All configurations in scripts/train.sh will be passed into training configs.
- model_variant: the llama variant, values in "7b", "13b", "34b" and "70b".
- ckpt_load_path: the path from where checkpoint will be loaded for continued training.
- ckpt_save_path: the path to which checkpoint will be saved.
- use_dummy_dataset: set this to `True`` to use dummy dataset for quick testing and performance benchmarking.
- data_path: Data path.
- seq_length: Sequence/context length to build when preparing model input.
- sep_token: Separator token in the tokenized dataset.
- datasets: Subfolders under
datapath
that contains different datasets. - weights: Proportion of each dataset when training.
- logical_shards: Number of logical shards when building dataloader. This is an advanced setting and we will go into detail in a future update.
- sharding_strategy: "FSDP" (Fully Sharded) or "HSDP" (Hybrid Sharded), HSDP allows for sharding within a node and DP across nodes.
- mixed_precision: Whether to use
bf16
mixed precision for training - fsdp_activation_checkpointing: whether to turn on activation checkpointing
- selective_checkpointing: How many blocks to checkpoint the activation. 1 is the default setting, experiment with this number to trade off between memory and compute requirements.
- low_cpu_fsdp: Whether to load the model in low cpu mode. This is useful when loading large models like 70b.
- seed: random seed for reproduction.
- batch_size: batch size per gpu.
- num_steps: total number of steps to train.
- learning_rate: learning rate. This is the max learning rate for model to warm up to. We default to the
cosine
schedule which is popular for pretraining workloads.
- use_profiler: whether to turn on PyTorch profiler to generate profiling traces
- report_interval: how many steps to report training metrics
- checkpoint_interval: how many steps to save a checkpoint
- use_torch_compile: whether to turn on compile. It is recommended to NOT use compile at this stage due to some known issues with compile-training.
You can skip this section if you are already familiar with FSDP.
In case you are new to FSDP, here are some basic references:
FSDP Intro
FSDP API
The key to achieve the best performance for FSDP is to fully overlap the communication time with computation time so that the GPUs are busy all the time as if there is no communication cost/gap.
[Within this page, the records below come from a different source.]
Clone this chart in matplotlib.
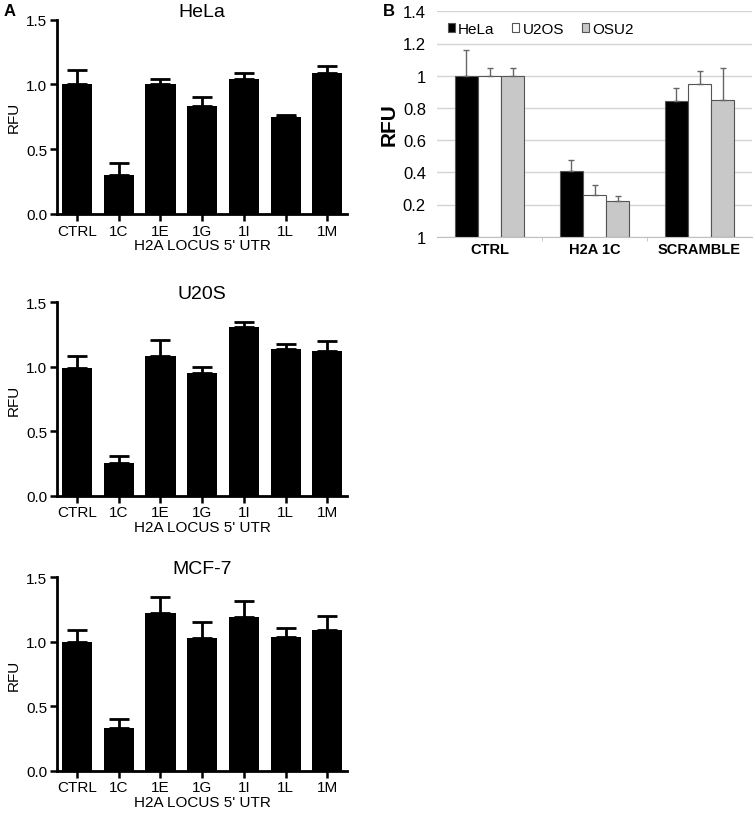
import matplotlib
matplotlib.use("Agg")
import matplotlib.pyplot as plt
import numpy as np

plt.rcParams['font.family'] = ['Liberation Sans', 'DejaVu Sans']

# ---- Panel A data ----
cats_a = ['CTRL', '1C', '1E', '1G', '1I', '1L', '1M']
hela = [1.00, 0.30, 1.00, 0.83, 1.04, 0.75, 1.09]
hela_err = [0.11, 0.09, 0.04, 0.07, 0.05, 0.015, 0.05]
u20s = [0.99, 0.25, 1.08, 0.95, 1.31, 1.14, 1.12]
u20s_err = [0.09, 0.06, 0.13, 0.05, 0.04, 0.04, 0.08]
mcf7 = [1.00, 0.33, 1.22, 1.03, 1.19, 1.04, 1.09]
mcf7_err = [0.09, 0.07, 0.13, 0.12, 0.13, 0.07, 0.11]
titles_a = ['HeLa', 'U20S', 'MCF-7']
xlabel_a = "H2A LOCUS 5' UTR"

# ---- Panel B data ----
groups_b = ['CTRL', 'H2A 1C', 'SCRAMBLE']
series_b = ['HeLa', 'U2OS', 'OSU2']
hela_b = [1.00, 0.41, 0.84]
hela_b_err = [0.16, 0.065, 0.085]
u2os_b = [1.00, 0.26, 0.95]
u2os_b_err = [0.045, 0.06, 0.08]
osu2_b = [1.00, 0.22, 0.85]
osu2_b_err = [0.05, 0.035, 0.20]
yticks_b = [0, 0.2, 0.4, 0.6, 0.8, 1.0, 1.2, 1.4]
ytick_labels_b = ['1', '0.2', '0.4', '0.6', '0.8', '1', '1.2', '1.4']

W, H = 755, 820
fig = plt.figure(figsize=(W / 100, H / 100), dpi=100)


def px_axes(left, top, right, bottom):
    return fig.add_axes([left / W, 1 - bottom / H, (right - left) / W, (bottom - top) / H])


# Panel A
tops = [20.7, 303.3, 578.3]
bottoms = [215, 496.7, 771.7]
data_a = [(hela, hela_err), (u20s, u20s_err), (mcf7, mcf7_err)]
x = np.arange(len(cats_a))
for (vals, errs), title, t, b in zip(data_a, titles_a, tops, bottoms):
    ax = px_axes(57, t, 347, b)
    ax.bar(x, vals, width=0.72, color='black', zorder=2)
    ax.errorbar(x, vals, yerr=[np.zeros(len(vals)), errs], fmt='none',
                ecolor='black', elinewidth=2, capsize=7, capthick=2, zorder=1)
    ax.set_xlim(-0.48, 6.47)
    ax.set_ylim(0, 1.5)
    ax.set_yticks([0, 0.5, 1.0, 1.5])
    ax.set_yticklabels(['0.0', '0.5', '1.0', '1.5'])
    ax.set_xticks(x)
    ax.set_xticklabels(cats_a)
    for s in ['top', 'right']:
        ax.spines[s].set_visible(False)
    for s in ['left', 'bottom']:
        ax.spines[s].set_linewidth(2)
    ax.tick_params(axis='both', width=1.8, length=5, labelsize=11, pad=2)
    ax.set_title(title, fontsize=14, pad=3)
    ax.set_ylabel('RFU', fontsize=11, labelpad=4)
    ax.set_xlabel(xlabel_a, fontsize=11, labelpad=0.5)

fig.text(4 / W, 1 - 12 / H, 'A', fontsize=12, fontweight='bold', va='center')

# Panel B
axb = px_axes(437, 12.3, 752, 237.7)
xb = np.arange(len(groups_b))
bw = 0.222
colors = ['black', 'white', '#c8c8c8']
vals_b = [(hela_b, hela_b_err), (u2os_b, u2os_b_err), (osu2_b, osu2_b_err)]
for i, ((v, e), name, c) in enumerate(zip(vals_b, series_b, colors)):
    pos = xb + (i - 1) * bw
    axb.bar(pos, v, width=bw, color=c, edgecolor='#555555', linewidth=0.8,
            label=name, zorder=2)
    axb.errorbar(pos, v, yerr=[np.zeros(len(v)), e], fmt='none', ecolor='#666666',
                 elinewidth=1, capsize=2.5, capthick=1, zorder=3)
axb.set_xlim(-0.5, 2.5)
axb.set_ylim(0, 1.4)
axb.set_yticks(yticks_b)
axb.set_yticklabels(ytick_labels_b)
axb.yaxis.grid(True, color='#d4d4d4', linewidth=1)
axb.set_axisbelow(True)
axb.set_xticks(xb)
axb.set_xticklabels(groups_b, fontweight='bold', fontsize=10.5)
axb.set_xticks([0.5, 1.5], minor=True)
axb.tick_params(axis='x', which='major', length=0, pad=4)
axb.tick_params(axis='x', which='minor', length=3, color='#c0c0c0')
axb.tick_params(axis='y', length=0, labelsize=12, pad=8)
for s in ['top', 'right', 'left']:
    axb.spines[s].set_visible(False)
axb.spines['bottom'].set_color('#c0c0c0')
axb.set_ylabel('RFU', fontsize=15, fontweight='bold', labelpad=3)
leg = axb.legend(loc='upper left', bbox_to_anchor=(0.0, 1.0), ncol=3, frameon=False,
                 fontsize=11, handlelength=0.45, handleheight=0.45, handletextpad=0.2,
                 columnspacing=1.2, borderaxespad=0.3)
fig.text(383 / W, 1 - 12 / H, 'B', fontsize=12, fontweight='bold', va='center')

fig.savefig('out.png', dpi=100)
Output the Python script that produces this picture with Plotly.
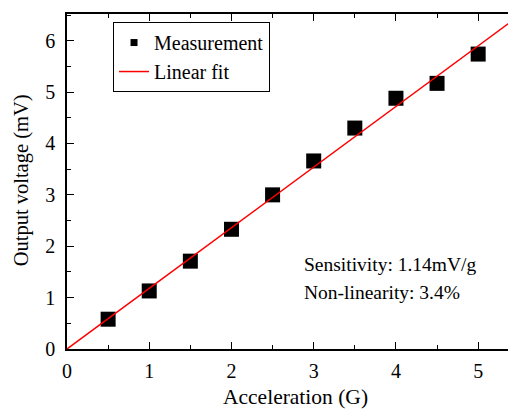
import plotly.graph_objects as go

accel = [0.5, 1.0, 1.5, 2.0, 2.5, 3.0, 3.5, 4.0, 4.5, 5.0]
voltage = [0.58, 1.13, 1.71, 2.33, 3.00, 3.66, 4.30, 4.88, 5.17, 5.74]
fit_x = [0.0, 5.5]
fit_y = [0.0, 6.49]

FONT = "Liberation Serif"

fig = go.Figure()
fig.add_trace(go.Scatter(x=accel, y=voltage, mode="markers", name="Measurement", showlegend=False,
                         marker=dict(symbol="square", size=15, color="black")))
fig.add_trace(go.Scatter(x=[None], y=[None], mode="markers", name="Measurement",
                         marker=dict(symbol="square", size=7, color="black")))
fig.add_trace(go.Scatter(x=fit_x, y=fit_y, mode="lines", name="Linear fit",
                         line=dict(color="#ff0000", width=1.5)))

fig.add_annotation(x=0.523, y=0.251, xref="paper", yref="paper", xanchor="left", yanchor="middle",
                   text="Sensitivity: 1.14mV/g", showarrow=False, font=dict(size=19.5, color="black", family=FONT))
fig.add_annotation(x=0.523, y=0.170, xref="paper", yref="paper", xanchor="left", yanchor="middle",
                   text="Non-linearity: 3.4%", showarrow=False, font=dict(size=19.5, color="black", family=FONT))
fig.add_annotation(x=0.508, y=-0.143, xref="paper", yref="paper", xanchor="center", yanchor="middle",
                   text="Acceleration (G)", showarrow=False, font=dict(size=21.5, color="black", family=FONT))
fig.add_annotation(x=-0.102, y=0.504, xref="paper", yref="paper", xanchor="center", yanchor="middle",
                   text="Output voltage (mV)", textangle=-90, showarrow=False,
                   font=dict(size=20.5, color="black", family=FONT))

fig.update_layout(
    width=508, height=402,
    margin=dict(l=59, r=0, t=6, b=61, autoexpand=False),
    paper_bgcolor="white", plot_bgcolor="white",
    font=dict(family=FONT, color="black", size=20),
    showlegend=True,
    legend=dict(x=0.1025, y=0.976, xanchor="left", yanchor="top",
                bordercolor="black", borderwidth=1, bgcolor="white",
                font=dict(size=20, family=FONT), tracegroupgap=0),
    xaxis=dict(range=[0, 5.46], tickvals=[0, 1, 2, 3, 4, 5], ticks="inside", ticklen=7, tickwidth=1,
               tickcolor="black", showline=True, linecolor="black", linewidth=1.5, mirror="ticks",
               showgrid=False, zeroline=False, automargin=False, ticklabelstandoff=3,
               minor=dict(dtick=0.5, ticks="inside", ticklen=4, tickcolor="black", showgrid=False),
               tickfont=dict(size=20, family=FONT)),
    yaxis=dict(range=[0, 6.52], tickvals=[0, 1, 2, 3, 4, 5, 6], ticks="inside", ticklen=7, tickwidth=1,
               tickcolor="black", showline=True, linecolor="black", linewidth=1.5, mirror=False,
               showgrid=False, zeroline=False, automargin=False, ticklabelstandoff=6,
               minor=dict(dtick=0.5, ticks="inside", ticklen=4, tickcolor="black", showgrid=False),
               tickfont=dict(size=20, family=FONT)),
)

fig.write_html("out.html")
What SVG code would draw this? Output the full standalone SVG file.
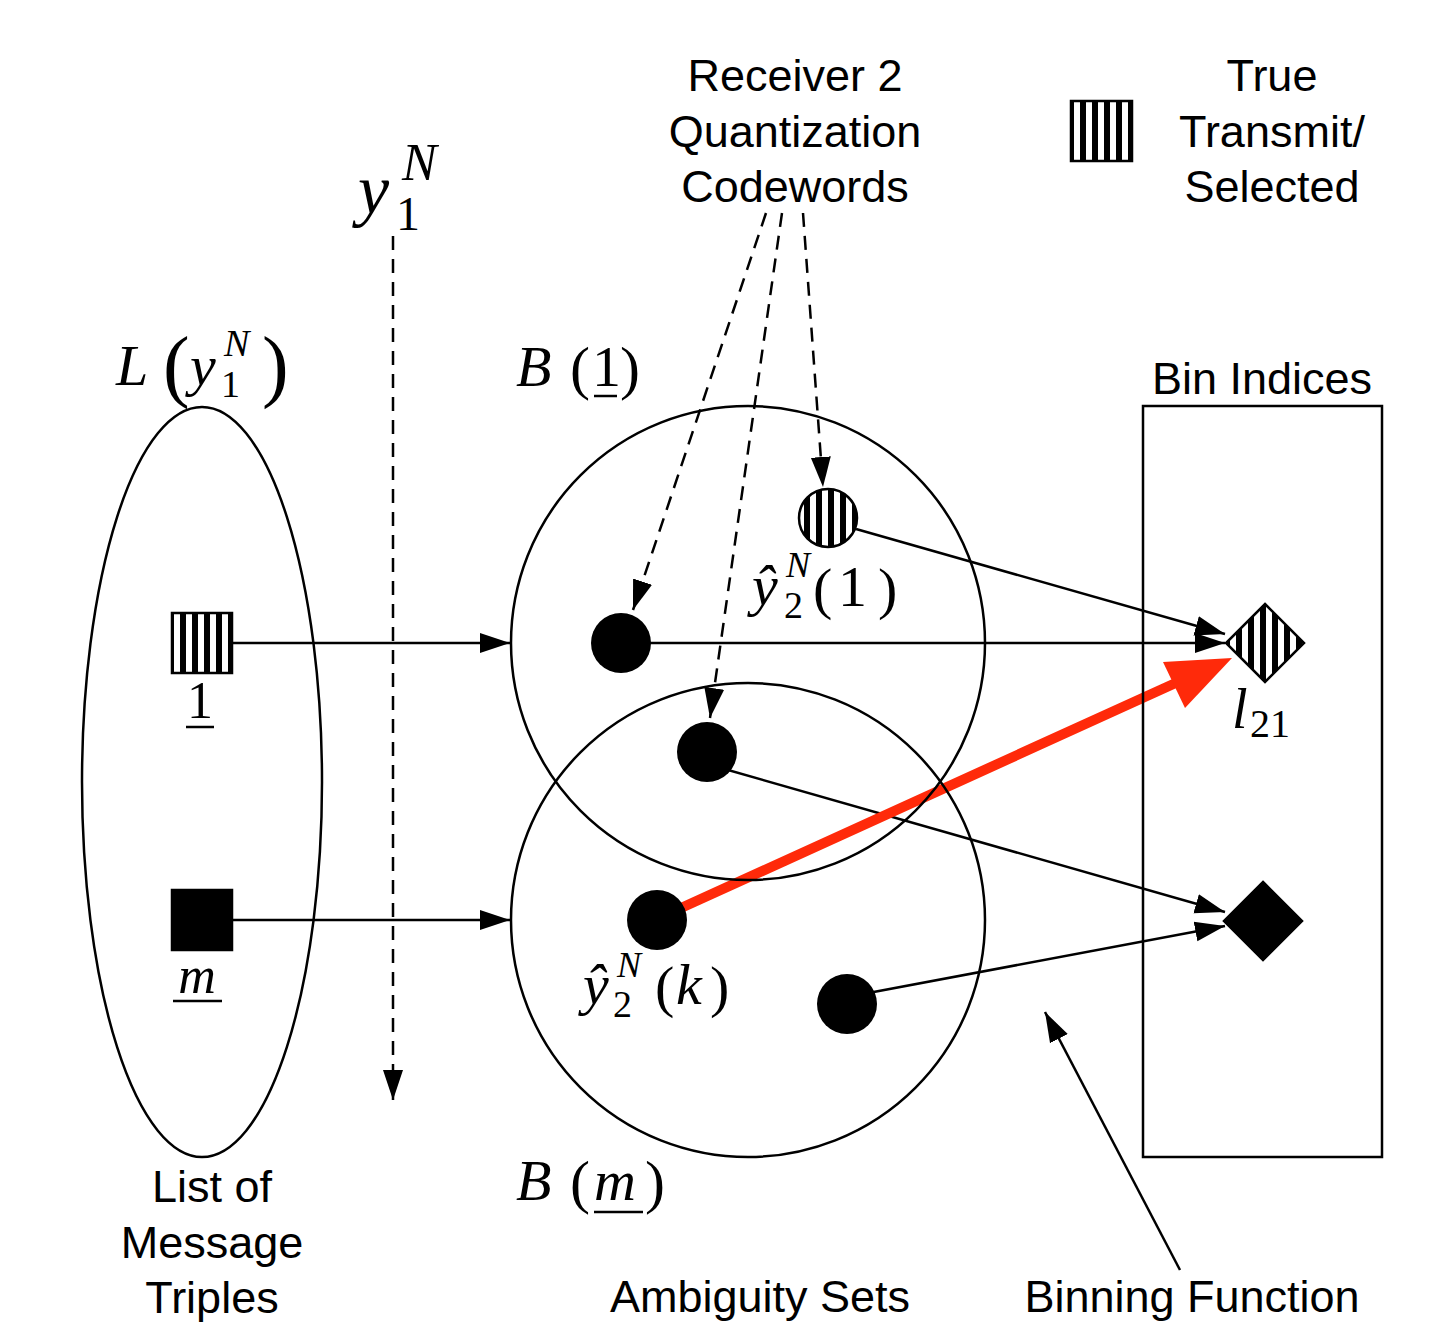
<svg xmlns="http://www.w3.org/2000/svg" width="1438" height="1327" viewBox="0 0 1438 1327">
<style>
.lbl{font-family:"Liberation Sans",Arial,sans-serif;font-size:45px;fill:#000;text-anchor:middle}
.r{font-family:"Liberation Serif","Times New Roman",serif;font-style:normal;fill:#000}
.i{font-style:italic}
.ln{stroke:#000;stroke-width:2.5;fill:none}
.dash{stroke:#000;stroke-width:2.5;fill:none;stroke-dasharray:14 9}
.shape{stroke:#000;stroke-width:2.5}
</style>
<defs>
<pattern id="stripes" patternUnits="userSpaceOnUse" width="12" height="12">
<rect x="0" y="0" width="12" height="12" fill="#fff"/>
<rect x="0" y="0" width="6" height="12" fill="#000"/>
</pattern>
<marker id="ah" markerUnits="userSpaceOnUse" markerWidth="32" markerHeight="24" refX="30" refY="12" orient="auto">
<path d="M0,2 L30,12 L0,22 Z" fill="#000"/>
</marker>
</defs>
<rect width="1438" height="1327" fill="#fff"/>

<g id="connectors">
<line class="ln" x1="232" y1="643" x2="510" y2="643" marker-end="url(#ah)"/>
<line class="ln" x1="232" y1="920" x2="510" y2="920" marker-end="url(#ah)"/>
<line class="dash" x1="393" y1="236" x2="393" y2="1100" marker-end="url(#ah)"/>
<line class="dash" x1="766" y1="213" x2="633" y2="610" marker-end="url(#ah)"/>
<line class="dash" x1="782" y1="213" x2="710" y2="718" marker-end="url(#ah)"/>
<line class="dash" x1="803" y1="213" x2="823" y2="487" marker-end="url(#ah)"/>
<line class="ln" x1="621" y1="643" x2="1225" y2="643" marker-end="url(#ah)"/>
<line class="ln" x1="856" y1="529" x2="1225" y2="634" marker-end="url(#ah)"/>
<line class="ln" x1="707" y1="764" x2="1225" y2="912" marker-end="url(#ah)"/>
<line class="ln" x1="847" y1="997" x2="1225" y2="926" marker-end="url(#ah)"/>
<line class="ln" x1="1180" y1="1270" x2="1045" y2="1012" marker-end="url(#ah)"/>
<line x1="681" y1="908" x2="1180" y2="681" stroke="#ff2a0a" stroke-width="10" stroke-linecap="round"/>
<polygon points="1232,658 1163,662 1185,708" fill="#ff2a0a"/>
</g>

<g id="list-ellipse"><ellipse cx="202" cy="782" rx="120" ry="375" class="shape" fill="none"/></g>
<g id="set-B1"><circle cx="748" cy="643" r="237" class="shape" fill="none"/></g>
<g id="set-Bm"><circle cx="748" cy="920" r="237" class="shape" fill="none"/></g>
<g id="bin-indices"><rect x="1143" y="406" width="239" height="751" class="shape" fill="none"/></g>

<g id="msg-1"><rect x="172" y="613" width="60" height="60" fill="url(#stripes)" class="shape"/></g>
<g id="msg-m"><rect x="172" y="890" width="60" height="60" fill="#000" class="shape"/></g>
<g id="legend-square"><rect x="1071" y="101" width="61" height="60" fill="url(#stripes)" class="shape"/></g>

<g id="cw-selected"><circle cx="828" cy="518" r="29" fill="url(#stripes)" class="shape"/></g>
<g id="cw-a"><circle cx="621" cy="643" r="30" fill="#000"/></g>
<g id="cw-b"><circle cx="707" cy="752" r="30" fill="#000"/></g>
<g id="cw-k"><circle cx="657" cy="920" r="30" fill="#000"/></g>
<g id="cw-c"><circle cx="847" cy="1004" r="30" fill="#000"/></g>

<g id="bin-l21"><polygon points="1265,604 1304,643 1265,682 1226,643" fill="url(#stripes)" class="shape"/></g>
<g id="bin-2"><polygon points="1263,882 1302,921 1263,960 1224,921" fill="#000" class="shape"/></g>

<g id="texts">
<text class="lbl" x="795" y="91">Receiver 2</text>
<text class="lbl" x="795" y="147">Quantization</text>
<text class="lbl" x="795" y="202">Codewords</text>
<text class="lbl" x="1272" y="91">True</text>
<text class="lbl" x="1272" y="147">Transmit/</text>
<text class="lbl" x="1272" y="202">Selected</text>
<text class="lbl" x="1262" y="394">Bin Indices</text>
<text class="lbl" x="212" y="1202">List of</text>
<text class="lbl" x="212" y="1258">Message</text>
<text class="lbl" x="212" y="1313">Triples</text>
<text class="lbl" x="760" y="1312">Ambiguity Sets</text>
<text class="lbl" x="1192" y="1312">Binning Function</text>

<!-- y_1^N top -->
<text class="r" font-size="70"><tspan class="i" x="358" y="213">y</tspan><tspan x="396" y="230" font-size="48">1</tspan><tspan class="i" x="402" y="180" font-size="52">N</tspan></text>

<!-- L(y_1^N) -->
<text class="r" font-size="58"><tspan class="i" x="116" y="385">L</tspan><tspan x="163" y="392" font-size="80">(</tspan><tspan class="i" x="190" y="385">y</tspan><tspan x="221" y="397" font-size="38">1</tspan><tspan class="i" x="224" y="356" font-size="38">N</tspan><tspan x="262" y="392" font-size="80">)</tspan></text>

<!-- B(1) -->
<text class="r" font-size="58"><tspan class="i" x="516" y="386">B</tspan><tspan x="570" y="388" font-size="60">(</tspan><tspan x="592" y="386">1</tspan><tspan x="620" y="388" font-size="60">)</tspan></text>
<line x1="594" y1="396" x2="617" y2="396" stroke="#000" stroke-width="2.5"/>

<!-- B(m) -->
<text class="r" font-size="58"><tspan class="i" x="516" y="1200">B</tspan><tspan x="570" y="1202" font-size="60">(</tspan><tspan class="i" x="594" y="1200">m</tspan><tspan x="645" y="1202" font-size="60">)</tspan></text>
<line x1="594" y1="1212" x2="643" y2="1212" stroke="#000" stroke-width="2.5"/>

<!-- 1 under square -->
<text class="r" x="200" y="718" font-size="52" text-anchor="middle">1</text>
<line x1="186" y1="727" x2="214" y2="727" stroke="#000" stroke-width="2.5"/>
<!-- m under square -->
<text class="r i" x="197" y="993" font-size="52" text-anchor="middle">m</text>
<line x1="173" y1="1001" x2="222" y2="1001" stroke="#000" stroke-width="2.5"/>

<!-- yhat_2^N(1) -->
<text class="r" font-size="58"><tspan class="i" x="752" y="605">ŷ</tspan><tspan x="784" y="618" font-size="38">2</tspan><tspan class="i" x="786" y="577" font-size="36">N</tspan><tspan x="813" y="608">(</tspan><tspan x="838" y="606">1</tspan><tspan x="878" y="608">)</tspan></text>

<!-- yhat_2^N(k) -->
<text class="r" font-size="58"><tspan class="i" x="583" y="1004">ŷ</tspan><tspan x="613" y="1017" font-size="38">2</tspan><tspan class="i" x="617" y="977" font-size="36">N</tspan><tspan x="655" y="1006">(</tspan><tspan class="i" x="676" y="1004">k</tspan><tspan x="710" y="1006">)</tspan></text>

<!-- l_21 -->
<text class="r" font-size="56"><tspan class="i" x="1232" y="728">l</tspan><tspan x="1250" y="737" font-size="40">21</tspan></text>
</g>
</svg>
sharding_strategy is the first thing you want to decide. FSDP will shard your model across all devices (GPUs) while HSDP will only shard your model across devices within the same node. E.g. if you are training with 128 nodes (i.e. 128 * 8 = 1024 total gpus), FSDP will shard your model across all 1024 gpus while HSDP will shard your model across 8 gpus in each node. Therefore, FSDP will save more memory while HSDP will introduce lesser communications. For smaller models like 7b and 13b, HSDP is preferred as it will make communication shorter thus easier to be overlapped with computation; while for larger models like 34b and 70b, FSDP will be a necessity as the model is too large to be fitted into only 8 gpus.
fsdp_activation_checkpointing controls if activation checkpointing is enabled.
Enabling it will greatly save the memory but also increase the computation time due
to activation re-computation. For large models you would typically have to set this
to True
as activations consume large amount of memory and without checkpointing it
you will face OOM. For smaller models, depending on your batch size, you may or may
not enable it. As a companion, selective_checkpointing controls how "often"
to checkpoint the activation (i.e. checkpoint activation only every k steps), the
smaller the value, the more often it checkpoints and thus the more memory will
be saved. default value is 1 meaning checkpoint every block.